In recent offer conversations I’ve observed, a senior PM role in Oracle Cloud Infrastructure commanded a base salary between $155k and $175k, with a signing bonus of $15k‑$25k and annual RSU grants valued at $30k‑$50k. Total compensation therefore often lands in the $200k‑$250k band. These numbers vary by location (higher in Redwood Shores or Seattle, lower in remote‑eligible roles) and by the specific product group (Applications tends to be slightly lower than Infrastructure). The range reflects Oracle’s emphasis on balancing base pay with long‑term equity tied to cloud‑growth targets.
How many interview rounds should I expect for an Oracle PM role, and how long does each round typically last?
The standard loop consists of four rounds: a 30‑minute recruiter screen focused on resume validation and basic motivation, a 45‑minute hiring‑manager behavioral interview using STAR, a 60‑minute product‑sense or case interview that may include a live whiteboard or document‑share exercise, and a 45‑minute executive leadership round assessing strategic thinking and culture fit. Candidates I’ve debriefed reported receiving feedback and a final decision within 10‑14 business days after the executive round, though timelines can stretch to three weeks if interviewer calendars are congested, especially during fiscal‑year‑end planning periods.
How do I demonstrate product sense for Oracle’s enterprise‑focused products without prior experience at an enterprise software company?

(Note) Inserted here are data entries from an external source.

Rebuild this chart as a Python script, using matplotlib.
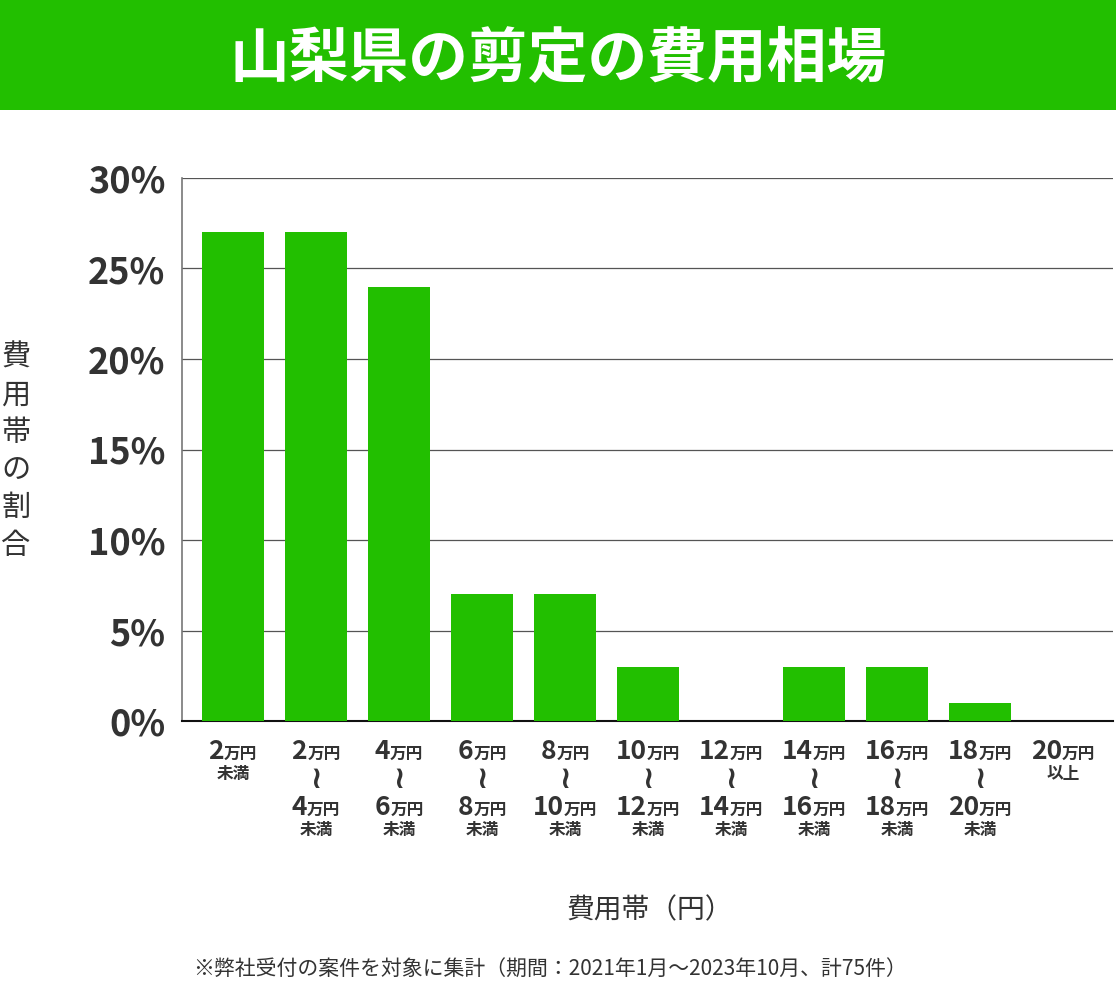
import matplotlib
matplotlib.use("Agg")
import matplotlib.pyplot as plt
from matplotlib.patches import Rectangle
from matplotlib.offsetbox import TextArea, HPacker, VPacker, AnnotationBbox

plt.rcParams['font.family'] = ['Noto Sans CJK JP', 'DejaVu Sans']

# data
title = '山梨県の剪定の費用相場'
lows = ['2', '2', '4', '6', '8', '10', '12', '14', '16', '18', '20']
highs = [None, '4', '6', '8', '10', '12', '14', '16', '18', '20', None]
share = [27, 27, 24, 7, 7, 3, 0, 3, 3, 1, 0]
yticks = [0, 5, 10, 15, 20, 25, 30]
ylabel = '費用帯の割合'
xlabel = '費用帯（円）'
note = '※弊社受付の案件を対象に集計（期間：2021年1月～2023年10月、計75件）'

green = '#22bf00'
dark = '#333333'

fig = plt.figure(figsize=(11.16, 9.89), dpi=100)

# title banner
fig.patches.append(Rectangle((0, 1 - 110 / 989), 1, 110 / 989, transform=fig.transFigure,
                             facecolor=green, edgecolor='none'))
fig.text(0.5, 1 - 60 / 989, title, color='white', fontsize=43, fontweight='bold',
         ha='center', va='center')

ax = fig.add_axes([182 / 1116, 1 - 721 / 989, (1113 - 182) / 1116, (721 - 178) / 989])
x = list(range(len(share)))
ax.bar(x, share, width=0.747, color=green, zorder=3)
ax.set_xlim(-0.614, 10.60)
ax.set_ylim(0, 30)

for v in yticks[1:]:
    ax.axhline(v, color='#555555', lw=0.9, zorder=1)
ax.set_yticks(yticks)
ax.set_yticklabels([f'{v}%' for v in yticks], fontsize=26, fontweight='bold', color=dark)
ax.tick_params(axis='y', length=0, pad=12)
ax.set_xticks([])
for s in ['top', 'right']:
    ax.spines[s].set_visible(False)
ax.spines['left'].set_color('#777777')
ax.spines['left'].set_linewidth(1.2)
ax.spines['bottom'].set_color('#111111')
ax.spines['bottom'].set_linewidth(1.5)


def money(n):
    return HPacker(children=[
        TextArea(n, textprops=dict(fontsize=19, fontweight='bold', color=dark)),
        TextArea('万円', textprops=dict(fontsize=12, fontweight='bold', color=dark))],
        align='baseline', pad=0, sep=0)


def small(s):
    return TextArea(s, textprops=dict(fontsize=12, fontweight='bold', color=dark))


for i in x:
    if highs[i] is None:
        kids = [money(lows[i]), small('未満' if i == 0 else '以上')]
    else:
        kids = [money(lows[i]),
                TextArea('≀', textprops=dict(fontsize=22, fontweight='bold', color=dark,
                                             family='DejaVu Sans')),
                money(highs[i]), small('未満')]
    box = VPacker(children=kids, align='center', pad=0, sep=0)
    ab = AnnotationBbox(box, (i, 0), xycoords=('data', 'axes fraction'),
                        xybox=(0, -12), boxcoords='offset points',
                        box_alignment=(0.5, 1), frameon=False)
    ax.add_artist(ab)

# vertical y label
for k, ch in enumerate(ylabel):
    fig.text(16 / 1116, 1 - (358 + k * 37.5) / 989, ch, fontsize=21, color=dark,
             ha='center', va='center')

fig.text(650 / 1116, 1 - 910 / 989, xlabel, fontsize=20, color=dark, ha='center', va='center')
fig.text(550 / 1116, 1 - 970 / 989, note, fontsize=15, color=dark, ha='center', va='center')

fig.savefig('out.png', dpi=100)
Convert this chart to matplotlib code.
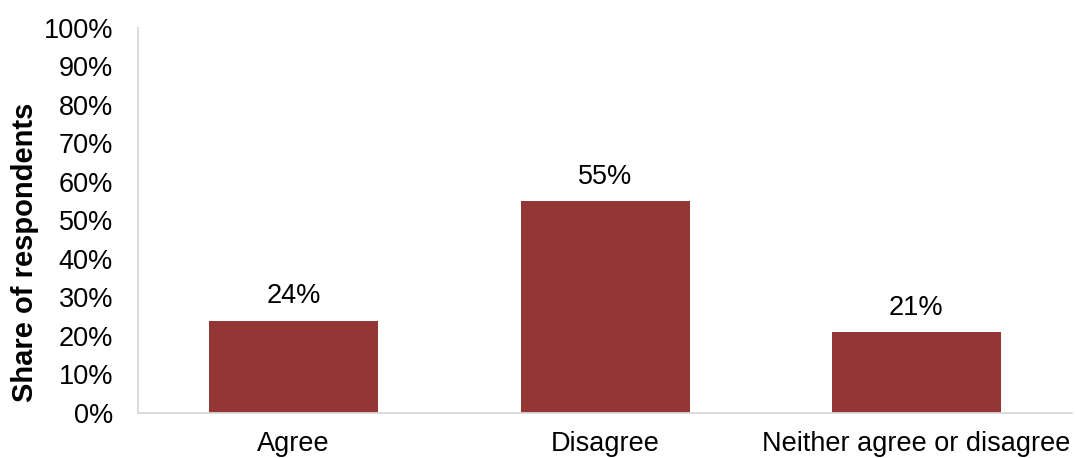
import matplotlib
matplotlib.use('Agg')
import matplotlib.pyplot as plt
from matplotlib.ticker import PercentFormatter

# survey answers and share of respondents
categories = ['Agree', 'Disagree', 'Neither agree or disagree']
shares = [0.24, 0.55, 0.21]
labels = ['24%', '55%', '21%']

plt.rcParams['font.family'] = ['Liberation Sans', 'DejaVu Sans']

fig = plt.figure(figsize=(10.76, 4.58), dpi=100)
ax = fig.add_axes([0.1283, 0.0983, 0.868, 0.8406])

x = range(len(categories))
bars = ax.bar(x, shares, width=0.543, color='#943634')

for b, lab in zip(bars, labels):
    ax.annotate(lab, (b.get_x() + b.get_width() / 2, b.get_height()),
                xytext=(0, 8), textcoords='offset points',
                ha='center', va='bottom', fontsize=19.5)

ax.set_xlim(-0.5, 2.5)
ax.set_ylim(0, 1)
ax.set_yticks([i / 10 for i in range(11)])
ax.yaxis.set_major_formatter(PercentFormatter(1.0, decimals=0))
ax.set_xticks(list(x))
ax.set_xticklabels(categories)
ax.tick_params(axis='both', length=0, labelsize=19.5)
ax.tick_params(axis='x', pad=13)
ax.tick_params(axis='y', pad=18)

for s in ['top', 'right']:
    ax.spines[s].set_visible(False)
for s in ['left', 'bottom']:
    ax.spines[s].set_color('#d9d9d9')
    ax.spines[s].set_linewidth(1.3)

ax.set_ylabel('Share of respondents', fontsize=21, fontweight='bold')
ax.yaxis.set_label_coords(-0.106, 0.418)

fig.savefig('out.png', dpi=100)
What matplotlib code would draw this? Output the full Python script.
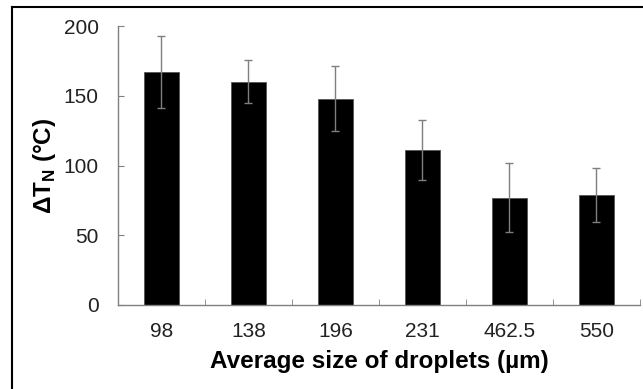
import numpy as np
import matplotlib
matplotlib.use("Agg")
import matplotlib.pyplot as plt
from matplotlib.lines import Line2D

plt.rcParams['font.family'] = ['Liberation Sans', 'DejaVu Sans']

# Data
sizes = ["98", "138", "196", "231", "462.5", "550"]
delta_tn = [167, 160, 148, 111, 77, 79]
errors = [26, 15.5, 23.5, 21.5, 25, 19.5]

fig = plt.figure(figsize=(6.43, 3.89), dpi=100)
ax = fig.add_axes([0.1835, 0.216, 0.8118, 0.717])

x = np.arange(len(sizes))
ax.bar(x, delta_tn, width=0.4, color="black", edgecolor="#555555", linewidth=0.6,
       yerr=errors, error_kw=dict(ecolor="#7f7f7f", elinewidth=1.0, capsize=3, capthick=1.0))

ax.set_xlim(-0.5, len(sizes) - 0.5)
ax.set_ylim(0, 200)
ax.set_yticks([0, 50, 100, 150, 200])
ax.set_xticks(x)
ax.set_xticklabels(sizes)
ax.set_xticks(np.arange(len(sizes) + 1) - 0.5, minor=True)

for side in ["top", "right"]:
    ax.spines[side].set_visible(False)
for side in ["left", "bottom"]:
    ax.spines[side].set_color("#808080")
    ax.spines[side].set_linewidth(1.0)

ax.tick_params(axis="y", direction="in", length=4.5, color="#808080", labelsize=15, pad=14, labelcolor="#222222")
ax.tick_params(axis="x", which="major", length=0, labelsize=15, pad=12, labelcolor="#222222")
ax.tick_params(axis="x", which="minor", direction="in", length=4.5, color="#808080")

ax.set_xlabel("Average size of droplets (µm)", fontsize=17.5, fontweight="bold", labelpad=7)
ax.set_ylabel("ΔT$_\\mathregular{N}$ (°C)", fontsize=17.5, fontweight="bold", labelpad=4)

# frame lines at top and left of the figure
fig.add_artist(Line2D([12 / 643, 12 / 643], [0, 1 - 7 / 389], transform=fig.transFigure, color="black", lw=1.5))
fig.add_artist(Line2D([12 / 643, 1], [1 - 7 / 389, 1 - 7 / 389], transform=fig.transFigure, color="black", lw=1.5))

fig.savefig("out.png", dpi=100)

Focus on translating consumer‑style intuition into enterprise‑level value drivers. When asked to improve a product, start by identifying the Oracle‑specific buyer (e.g., a VP of IT operations or a line‑of‑business finance manager) and the metric they are measured on (such as system‑uptime, license‑renewal rate, or total‑cost‑of‑ownership). Then frame your idea in terms of how it moves that metric, even if you have never used the product yourself. In one debrief, a candidate with a background in mobile apps succeeded by saying, “I would reduce the average time to provision a new database instance from 45 minutes to 15 minutes by automating the approval workflow, which directly cuts the labor cost component of TCO for a mid‑sized enterprise customer.” This approach shows you can apply product‑sense principles to Oracle’s context without pretending to have deep product‑specific expertise.